Diane, I know you must think I've lost my mind now, but I'm safe because I'm too far away for you to have me committed. And most likely I will not send you this letter. Who knows. I hope my other friend, Nono, will appear on the path down to the house, and in her laughing, mocking sing-song Chilena Spanish, she will pick up a brush and shame me into finishing the varnish work, or she will poke the fire with her calloused hand and it will spring up to life. She might make us come to her house for dinner where we will eat mutton with our fingers and sop up the juices with soda bread and drink chicha in chipped jelly glasses and it will be warm and happy and I will feel alright once again.

Vick

2 comments:

Anonymous said...

Vicki,

I love all your writings but was so touched by this-and completely understand how you can be so torn.

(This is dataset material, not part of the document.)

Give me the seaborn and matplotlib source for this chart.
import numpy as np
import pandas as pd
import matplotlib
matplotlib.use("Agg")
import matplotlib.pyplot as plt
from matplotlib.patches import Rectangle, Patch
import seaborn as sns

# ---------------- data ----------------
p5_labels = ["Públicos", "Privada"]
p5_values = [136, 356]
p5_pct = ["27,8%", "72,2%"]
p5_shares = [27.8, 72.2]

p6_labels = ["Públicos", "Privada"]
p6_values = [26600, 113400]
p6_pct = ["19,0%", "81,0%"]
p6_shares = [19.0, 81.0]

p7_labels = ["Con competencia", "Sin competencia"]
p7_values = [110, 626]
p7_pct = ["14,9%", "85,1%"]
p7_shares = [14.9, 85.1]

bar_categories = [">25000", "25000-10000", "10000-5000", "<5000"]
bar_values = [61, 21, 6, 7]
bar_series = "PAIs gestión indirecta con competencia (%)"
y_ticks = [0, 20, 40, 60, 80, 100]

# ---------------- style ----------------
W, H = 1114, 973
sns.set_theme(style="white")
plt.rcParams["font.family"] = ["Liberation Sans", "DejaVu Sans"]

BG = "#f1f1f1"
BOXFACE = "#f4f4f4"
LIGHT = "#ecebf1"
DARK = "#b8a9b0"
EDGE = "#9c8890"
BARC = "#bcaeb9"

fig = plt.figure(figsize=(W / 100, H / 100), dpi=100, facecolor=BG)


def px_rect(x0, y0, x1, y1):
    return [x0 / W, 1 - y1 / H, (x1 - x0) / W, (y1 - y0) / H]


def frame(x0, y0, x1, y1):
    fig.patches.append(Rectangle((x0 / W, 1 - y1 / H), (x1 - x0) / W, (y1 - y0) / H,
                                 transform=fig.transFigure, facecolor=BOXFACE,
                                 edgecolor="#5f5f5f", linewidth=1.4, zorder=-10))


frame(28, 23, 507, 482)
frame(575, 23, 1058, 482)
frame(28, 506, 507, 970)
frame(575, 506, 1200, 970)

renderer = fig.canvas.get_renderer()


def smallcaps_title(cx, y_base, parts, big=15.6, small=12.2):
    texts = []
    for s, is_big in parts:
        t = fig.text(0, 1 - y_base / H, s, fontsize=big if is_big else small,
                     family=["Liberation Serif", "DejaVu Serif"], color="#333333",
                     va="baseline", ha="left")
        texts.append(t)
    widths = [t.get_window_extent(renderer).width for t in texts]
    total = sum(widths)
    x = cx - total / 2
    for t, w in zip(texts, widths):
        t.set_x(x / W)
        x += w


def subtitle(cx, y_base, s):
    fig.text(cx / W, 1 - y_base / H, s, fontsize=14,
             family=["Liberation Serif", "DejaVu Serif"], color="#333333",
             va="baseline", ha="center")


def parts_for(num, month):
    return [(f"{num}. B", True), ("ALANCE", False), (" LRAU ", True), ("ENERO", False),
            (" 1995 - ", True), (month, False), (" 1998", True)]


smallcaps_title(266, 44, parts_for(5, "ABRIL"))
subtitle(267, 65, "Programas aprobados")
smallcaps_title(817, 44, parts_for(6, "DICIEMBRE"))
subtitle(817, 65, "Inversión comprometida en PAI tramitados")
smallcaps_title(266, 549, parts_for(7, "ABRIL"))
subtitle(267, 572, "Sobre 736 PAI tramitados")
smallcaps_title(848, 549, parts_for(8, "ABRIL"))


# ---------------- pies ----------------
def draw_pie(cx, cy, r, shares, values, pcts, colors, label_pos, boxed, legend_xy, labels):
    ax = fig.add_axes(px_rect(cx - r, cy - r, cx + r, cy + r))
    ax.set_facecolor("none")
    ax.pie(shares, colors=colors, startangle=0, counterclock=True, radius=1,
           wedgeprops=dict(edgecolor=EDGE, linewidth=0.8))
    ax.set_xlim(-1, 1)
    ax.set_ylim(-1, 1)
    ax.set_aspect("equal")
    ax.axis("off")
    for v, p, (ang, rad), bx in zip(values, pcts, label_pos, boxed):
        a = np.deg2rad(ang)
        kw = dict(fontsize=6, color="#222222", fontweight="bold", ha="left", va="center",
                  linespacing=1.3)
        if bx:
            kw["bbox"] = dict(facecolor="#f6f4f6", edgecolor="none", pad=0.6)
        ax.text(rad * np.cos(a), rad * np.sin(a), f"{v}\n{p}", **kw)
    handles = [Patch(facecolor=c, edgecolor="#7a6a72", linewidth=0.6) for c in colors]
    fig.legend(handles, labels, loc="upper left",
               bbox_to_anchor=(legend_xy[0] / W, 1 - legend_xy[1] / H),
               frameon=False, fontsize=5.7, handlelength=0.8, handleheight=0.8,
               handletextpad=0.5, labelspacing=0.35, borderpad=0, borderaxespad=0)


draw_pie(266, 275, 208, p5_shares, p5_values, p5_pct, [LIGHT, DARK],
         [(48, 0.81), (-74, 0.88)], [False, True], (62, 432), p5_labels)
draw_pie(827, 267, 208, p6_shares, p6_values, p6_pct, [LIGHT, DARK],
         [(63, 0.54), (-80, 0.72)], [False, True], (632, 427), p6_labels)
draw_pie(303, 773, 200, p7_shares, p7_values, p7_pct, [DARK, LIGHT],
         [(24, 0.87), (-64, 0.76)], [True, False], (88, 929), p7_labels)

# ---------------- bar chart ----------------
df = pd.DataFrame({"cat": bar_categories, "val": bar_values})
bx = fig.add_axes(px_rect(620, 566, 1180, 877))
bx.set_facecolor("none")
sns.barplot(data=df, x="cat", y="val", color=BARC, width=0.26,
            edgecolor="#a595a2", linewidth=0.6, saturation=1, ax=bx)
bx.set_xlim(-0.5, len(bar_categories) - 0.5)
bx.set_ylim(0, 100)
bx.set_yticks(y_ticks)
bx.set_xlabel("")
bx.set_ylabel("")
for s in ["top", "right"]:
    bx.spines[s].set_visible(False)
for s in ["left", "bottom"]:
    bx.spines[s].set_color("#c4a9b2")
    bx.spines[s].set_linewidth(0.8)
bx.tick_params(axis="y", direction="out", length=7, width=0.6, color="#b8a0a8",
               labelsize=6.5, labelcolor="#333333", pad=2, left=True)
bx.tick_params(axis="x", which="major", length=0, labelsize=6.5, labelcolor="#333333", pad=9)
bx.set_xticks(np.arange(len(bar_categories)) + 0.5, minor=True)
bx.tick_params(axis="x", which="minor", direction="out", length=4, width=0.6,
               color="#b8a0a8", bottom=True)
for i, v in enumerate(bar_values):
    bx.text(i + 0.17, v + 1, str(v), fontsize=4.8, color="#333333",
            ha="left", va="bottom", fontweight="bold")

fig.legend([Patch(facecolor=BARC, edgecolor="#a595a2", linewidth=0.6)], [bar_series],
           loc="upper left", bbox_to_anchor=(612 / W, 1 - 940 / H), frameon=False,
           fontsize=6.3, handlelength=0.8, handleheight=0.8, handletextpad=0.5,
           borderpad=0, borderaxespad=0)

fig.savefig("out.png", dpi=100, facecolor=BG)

Wish you were closer to me here in the country in central Chile-we'd babble in English to our heart's content, and have a few drinks, a few laughs, whine and complain, and happily go on doing what we love here in Chile.

Vicki said...

Laura, thank you so much for sharing that you know what it feels like, and just knowing that I am not really alone make it feel better. As I said, the most frustrating thing is that I love it too much to leave, yet I'm not quite at home. I'm giving it time.